Erscheinung ist nicht Schein (s. d.), sondern hat Realität, wenn auch nicht die absolute Realität des „Ding an sich“ (s. d.), sondern „empirische“ Realität. Erscheinung ist die Wirklichkeit in Beziehung auf die Sinnlichkeit und den Verstand, die Art und Weise, wie sich das Wirkliche in den Formen der Anschauung (Raum und Zeit) und des Verstandes (Kategorien) darstellt, und zwar allgemein für alle erkennenden Subjekte. Die objektive Erscheinung ist also weder etwas von allem Bewußtsein völlig Unabhängiges, noch eine bloße Summe subjektiver Erlebnisse, sondern der Gegenstand möglicher Erfahrung, der in für alle Subjekte gleichen, einheitlich-gesetzmäßigen Zusammenhängen besteht. Die Phänomene sind kategorial bestimmte Glieder möglicher Erfahrung; ihnen werden gedanklich die Noumena (s. d.) gegenübergestellt, welche letztere Kant. erst für erkennbar, später aber als unerkennbare Dinge an sich betrachtet, da nicht nur die Sinneswahrnehmung, sondern auch die verstandesmäßige Erkenntnis die Dinge nur so erfassen kann, wie sie sich in den Formen des erkennenden Bewußtseins darstellen. Die Erscheinung enthält etwas Materiales (die Empfindung), was auf Rechnung des Ding an sich zu setzen ist, und etwas Formales, was aus der Funktion des Subjekts selbst entspringt. Alles raum-zeitlich, kausal-mechanisch Bestimmte ist als solches nur Erscheinung, würde unabhängig von aller Wahrnehmbarkeit und kategorialen Bestimmung nicht so sein, wie es sich darstellt. Was der Erscheinung an sich zugrundeliegt, das Ding an sich, ist von seiner Erscheinung total verschieden. Sowohl die Körper (s. d.) als solche als auch das empirische, psychologische Ich (s. d.) sind Erscheinungen, weil beides durch die Form der Anschauung und des Verstandes bedingt ist. Das Wesen der Dinge als Erscheinungen läßt sich immer genauer erkennen, aber auch die eingehendste und vollständigste Erkenntnis der Eigenschaften und Beziehungen der Erfahrungsgegenstände führt über den Bereich der Erscheinung nicht hinaus; wir bedürfen auch dessen, theoretisch, nicht.

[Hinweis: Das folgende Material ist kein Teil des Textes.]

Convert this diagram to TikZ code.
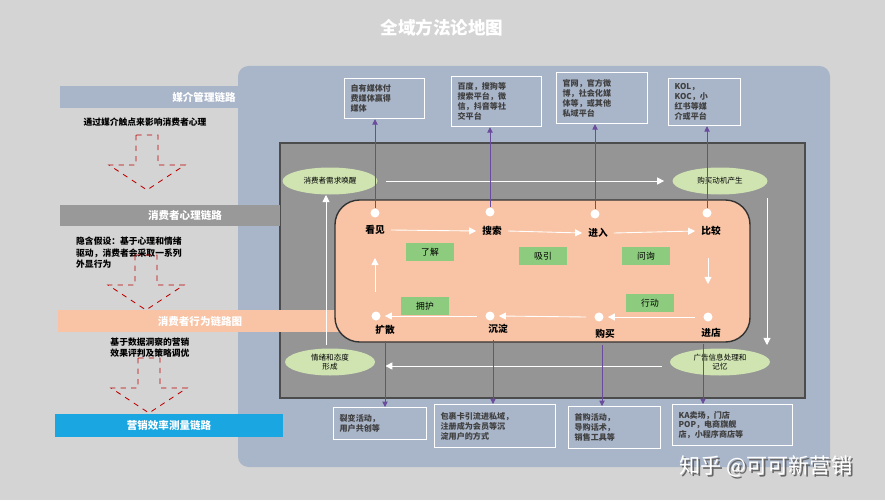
\documentclass[tikz,border=0pt]{standalone}
\usepackage{fontspec}
\setmainfont{Noto Sans CJK SC}
\usetikzlibrary{arrows.meta,shapes.geometric}
\definecolor{bgc}{HTML}{D4D4D4}
\definecolor{panel}{HTML}{A9B5C9}
\definecolor{darkbox}{HTML}{959595}
\definecolor{peach}{HTML}{F8C4A5}
\definecolor{leaf}{HTML}{D0E4B2}
\definecolor{tag}{HTML}{8DCB7E}
\definecolor{sky}{HTML}{1AA7E1}
\definecolor{plum}{HTML}{6A4C9C}
\newdimen\px \px=0.02cm
\tikzset{
  band/.style={inner sep=0pt, text=white, font=\bfseries\fontsize{6}{7}\selectfont},
  oval/.style={ellipse, fill=leaf, minimum width=#1\px, minimum height=27\px, inner sep=0pt, align=center, font=\fontsize{4.3}{5}\selectfont},
  stage/.style={font=\bfseries\fontsize{5.5}{6}\selectfont},
  dot/.style={circle, fill=white, inner sep=0pt, minimum size=9\px},
  chip/.style={fill=tag, minimum width=48\px, minimum height=18\px, inner sep=0pt, font=\fontsize{5}{6}\selectfont},
  note/.style={draw=white, line width=0.7pt, fill=panel, align=left, inner xsep=6\px, inner ysep=3\px, anchor=north west, font=\bfseries\fontsize{4.6}{5.6}\selectfont, text=black!75},
  flow/.style={white, line width=0.5pt, -{Triangle[width=4pt,length=4pt]}},
  link/.style={plum, line width=0.5pt, -{Triangle[width=3pt,length=3pt]}},
  hollow/.style={red!75!black, dashed, line width=0.5pt}
}
\begin{document}
\begin{tikzpicture}[x=0.02cm, y=-0.02cm]
\fill[bgc] (0,0) rectangle (885,500);
\useasboundingbox (0,0) rectangle (885,500);

\node[text=white, font=\bfseries\fontsize{10}{12}\selectfont] (title) at (442,28) {全域方法论地图};

% panels
\fill[panel, rounded corners=6pt] (238,66) rectangle (830,467);
\fill[darkbox, draw=black!70, line width=0.6pt] (280,143) rectangle (805,398);

% left side chains
\fill[panel] (60,86) rectangle (240,108);
\node[band, anchor=east] (media) at (236,97) {媒介管理链路};
\fill[black!40] (60,205) rectangle (280,226);
\node[band] (mind) at (185,215) {消费者心理链路};
\fill[peach] (58,310) rectangle (340,332);
\node[band] (act) at (200,321) {消费者行为链路图};
\fill[sky] (55,414) rectangle (283,437);
\node[band] (eff) at (169,425) {营销效率测量链路};

\node[font=\bfseries\fontsize{5}{6}\selectfont] (t1) at (145,122) {通过媒介触点来影响消费者心理};
\node[font=\bfseries\fontsize{5}{6.4}\selectfont, align=left, anchor=north west] (t2) at (70,231) {隐含假设：基于心理和情绪\\驱动，消费者会采取一系列\\外显行为};
\node[font=\bfseries\fontsize{5}{6.4}\selectfont, align=center] (t3) at (150,348) {基于数据洞察的营销\\效果评判及策略调优};

\foreach \ya/\xc in {135/147, 255/146, 358/149}{
  \draw[hollow] (\xc-11,\ya) -- (\xc-11,\ya+30) -- (\xc-38,\ya+30) -- (\xc,\ya+55) -- (\xc+38,\ya+30) -- (\xc+11,\ya+30) -- (\xc+11,\ya) -- cycle;
}

% core loop
\draw[fill=peach, draw=black!80, line width=0.8pt, rounded corners=14pt] (335,200) rectangle (750,342);

\node[oval=95] (wake) at (330,181) {消费者需求唤醒};
\node[oval=95] (motive) at (720,181) {购买动机产生};
\node[oval=90] (mood) at (330,362) {情绪和态度\\形成};
\node[oval=100] (memo) at (720,362) {广告信息处理和\\记忆};

\draw[flow] (wake.east) ++(8,0) -- ([xshift=-8\px]motive.west);
\draw[flow] (memo.west) ++(-8,4) -- ([xshift=10\px,yshift=-4\px]mood.east);
\draw[flow] (326,345) -- (326,195);
\draw[flow] (767,198) -- (767,345);

\node[dot] (d1) at (375,213) {};
\node[dot] (d2) at (490,212) {};
\node[dot] (d3) at (595,214) {};
\node[dot] (d4) at (707,213) {};
\node[dot] (d5) at (376,316) {};
\node[dot] (d6) at (490,316) {};
\node[dot] (d7) at (599,317) {};
\node[dot] (d8) at (708,317) {};

\node[stage] (see) at (375,230) {看见};
\node[stage] (seek) at (492,231) {搜索};
\node[stage] (enter) at (598,233) {进入};
\node[stage] (cmp) at (711,231) {比较};
\node[stage] (spread) at (385,330) {扩散};
\node[stage] (settle) at (498,329) {沉淀};
\node[stage] (buy) at (605,334) {购买};
\node[stage] (store) at (711,333) {进店};

\draw[flow] (see.east) -- (seek.west);
\draw[flow] (seek.east) -- (enter.west);
\draw[flow] (enter.east) -- (cmp.west);
\draw[flow] (708,258) -- (708,284);
\draw[flow] (d8.west) ++(-8,0) -- ([xshift=4\px]d7.east);
\draw[flow] (d7.west) ++(-8,0) -- ([xshift=4\px]d6.east);
\draw[flow] (d6.west) ++(-8,0) -- ([xshift=4\px]d5.east);
\draw[flow] (375,292) -- (375,258);

\node[chip] (know) at (430,252) {了解};
\node[chip] (draw) at (543,256) {吸引};
\node[chip] (ask) at (646,256) {问询};
\node[chip] (loyal) at (425,306) {拥护};
\node[chip] (deed) at (650,303) {行动};

% touch points
\node[note, text width=68\px, minimum height=40\px] (n1) at (344,78) {自有媒体付\\费媒体赢得\\媒体};
\node[note, text width=78\px, minimum height=50\px] (n2) at (451,76) {百度，搜狗等\\搜索平台，微\\信，抖音等社\\交平台};
\node[note, text width=79\px, minimum height=51\px] (n3) at (556,72) {官网，官方微\\博，社会化媒\\体等，或其他\\私域平台};
\node[note, text width=60\px, minimum height=47\px] (n4) at (668,78) {KOL，\\KOC，小\\红书等媒\\介或平台};

\node[note, text width=81\px, minimum height=32\px] (b1) at (333,407) {裂变活动，\\用户共创等};
\node[note, text width=109\px, minimum height=43\px] (b2) at (434,404) {包裹卡引流进私域，\\注册成为会员等沉\\淀用户的方式};
\node[note, text width=80\px, minimum height=42\px] (b3) at (568,406) {首购活动，\\导购话术，\\销售工具等};
\node[note, text width=108\px, minimum height=41\px] (b4) at (672,404) {KA卖场，门店\\POP，电商旗舰\\店，小程序商店等};

\draw[link] (d1.north) -- (n1.south -| d1);
\draw[link] (d2.north) -- (n2.south -| d2);
\draw[link] (d3.north) -- (n3.south -| d3);
\draw[link] (d4.north) -- (n4.south -| d4);
\draw[link] (spread.south) -- (b1.north -| spread);
\draw[link] ([xshift=-5\px]settle.south) -- ([xshift=-5\px]b2.north -| settle);
\draw[link] ([xshift=-3\px]buy.south) -- ([xshift=-3\px]b3.north -| buy);
\draw[link] ([xshift=-8\px]store.south) -- ([xshift=-8\px]b4.north -| store);

\node[text=black!60, font=\fontsize{12}{14}\selectfont] (shade) at (768,468) {知乎 @可可新营销};
\node[text=white, font=\fontsize{12}{14}\selectfont] (mark) at (766,466) {知乎 @可可新营销};
\end{tikzpicture}
\end{document}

Der Gegenstand der Sinnlichkeit (s. d.) ist das Sinnliche; er hieß in den Schulen der Alten das „Phaenomenon“. Die sinnlichen Vorstellungen geben die Dinge, „wie sie erscheinen“, die Verstandesbegriffe aber, „wie sie sind“, Mund. sens. §§ 3 f. (V 2, 96 f.). „In dem Sinnlichen aber und den Erscheinungen heißt das, was dem logischen Gebrauche des Verstandes vorhergeht, das Erscheinende, dagegen die reflektierte Erkenntnis, welche aus der mittels des Verstandes erfolgenden Vergleichung mehrerer Erscheinungen hervorgeht, heißt Erfahrung. Der Weg von dem Erscheinen zur Erfahrung führt daher nur durch die Reflexion gemäß dem logischen Gebrauche des Verstandes. Die allgemeinen Begriffe der Erfahrung werden empirische genannt und ihre Gegenstände Erscheinungen; die Gesetze aber sowohl der Erfahrung als überhaupt aller sinnlichen Erkenntnis heißen die Gesetze der Ken“, ibid. § 5 (V 2, 98 f.); vgl. § 13 (V 2, 104).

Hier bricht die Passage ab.